Two further initiatives have attempted to revive the stalled process: on 21 April 2009, (for the first time since December 2008), a meeting of the representatives from participating countries took place in Spain[7], and two days later the European Foreign Affairs chief convened an informal meeting in Brussels to gather EU, Arab and Israeli partners. But to date, a significant institutional obstacle remains: the Secretariat General is still without a head.

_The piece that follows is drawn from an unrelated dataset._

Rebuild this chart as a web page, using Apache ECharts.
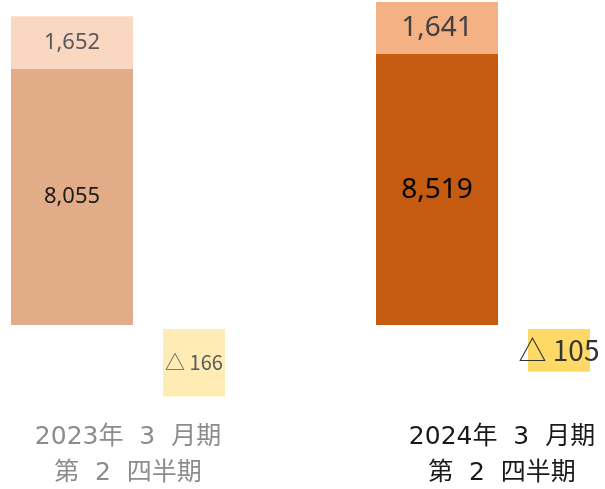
<!DOCTYPE html>
<html>
<head>
<meta charset="utf-8">
<script src="https://cdn.jsdelivr.net/npm/echarts@6/dist/echarts.min.js"></script>
<style>
  html, body { margin: 0; padding: 0; background: #fff; }
  #chart { width: 605px; height: 489px; }
</style>
</head>
<body>
<div id="chart"></div>
<script>
// données
const periods = ['2023年  3  月期\n第  2  四半期', '2024年  3  月期\n第  2  四半期'];
const baseValues = [8055, 8519];
const addValues = [1652, 1641];
const deltaValues = [-166, -105];

// styles par période (ancienne / récente)
const baseColors = ['#E2AC88', '#C55A11'];
const addColors = ['#F9D7C1', '#F4B183'];
const deltaColors = ['#FFEBB4', '#FFD966'];
const periodColors = ['#8C8C8C', '#1A1A1A'];
const numFont = "'Noto Sans', 'DejaVu Sans', sans-serif";

const fmt = (v) => Math.abs(v).toLocaleString('en-US');

const chart = echarts.init(document.getElementById('chart'));

chart.setOption({
  animation: false,
  grid: [
    // barres principales
    { left: -110.5, width: 730, top: 0, height: 325, outerBoundsMode: 'none' },
    // écarts (échelle à part)
    { left: 11.5, width: 730, top: 329, height: 70, outerBoundsMode: 'none' },
    // libellés des périodes
    { left: -59, width: 748, top: 400, height: 10, outerBoundsMode: 'none' }
  ],
  xAxis: [
    { type: 'category', gridIndex: 0, data: periods, show: false },
    { type: 'category', gridIndex: 1, data: periods, show: false },
    {
      type: 'category', gridIndex: 2,
      data: periods.map((p, i) => ({ value: p, textStyle: { color: periodColors[i] } })),
      axisLine: { show: false }, axisTick: { show: false },
      axisLabel: {
        margin: 9, fontSize: 25, lineHeight: 36,
        fontFamily: "'DejaVu Sans', 'Noto Sans CJK JP', sans-serif"
      }
    }
  ],
  yAxis: [
    { type: 'value', gridIndex: 0, min: 0, max: 10220, show: false },
    { type: 'value', gridIndex: 1, min: -172, max: 0, show: false },
    { type: 'value', gridIndex: 2, show: false }
  ],
  series: [
    {
      type: 'bar', xAxisIndex: 0, yAxisIndex: 0, stack: 'total', barWidth: 122,
      data: baseValues.map((v, i) => ({
        value: v,
        itemStyle: { color: baseColors[i] },
        label: { fontSize: i ? 28 : 22, color: i ? '#000' : '#1A1A1A' }
      })),
      label: { show: true, position: 'inside', fontFamily: numFont, formatter: (p) => fmt(p.value) }
    },
    {
      type: 'bar', xAxisIndex: 0, yAxisIndex: 0, stack: 'total', barWidth: 122,
      data: addValues.map((v, i) => ({
        value: v,
        itemStyle: { color: addColors[i] },
        label: { fontSize: i ? 28 : 22, color: i ? '#404040' : '#595959' }
      })),
      label: { show: true, position: 'inside', fontFamily: numFont, formatter: (p) => fmt(p.value) }
    },
    {
      type: 'bar', xAxisIndex: 1, yAxisIndex: 1, barWidth: 62,
      data: deltaValues.map((v, i) => ({
        value: v,
        itemStyle: { color: deltaColors[i] },
        label: { fontSize: i ? 28 : 20, color: i ? '#333' : '#595959' }
      })),
      label: {
        show: true, position: 'inside', fontFamily: "'Noto Sans CJK JP', sans-serif",
        formatter: (p) => '△ ' + fmt(p.value)
      }
    }
  ]
});
</script>
</body>
</html>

Under the Shadow of ‘Barcelona’

R. Aliboni, F. Ammor

The UfM may definitely represent a step forward in Euro-Mediterranean relations. Success will depend on the capacity of the UfM’s mixed organisation to outline and implement its programme and on the willingness of political leaders to compromise where necessary and lend impetus to the initiative.

The debate that stimulated the establishment of the UfM was more focused on EU cohesion than on the merits of the initiative itself and of the Mediterranean area. This may prove a weakening factor for the UfM in the future. For this reason, far from taking the UfM for granted, the project must be submitted to further debate.

Recommendations for the future based on a broad evaluation of the UfM include:

First, key UfM projects must be carefully coordinated with the Commission’s past and current sectoral activities, as well as with its broader activities to avoid potential duplications.

Second, a prudent and gradual approach of ‘low politics first, high politics later’ should be adopted in the context of vulnerability of the UfM to disagreements stemming from outstanding conflicts in the Euro-Mediterranean area.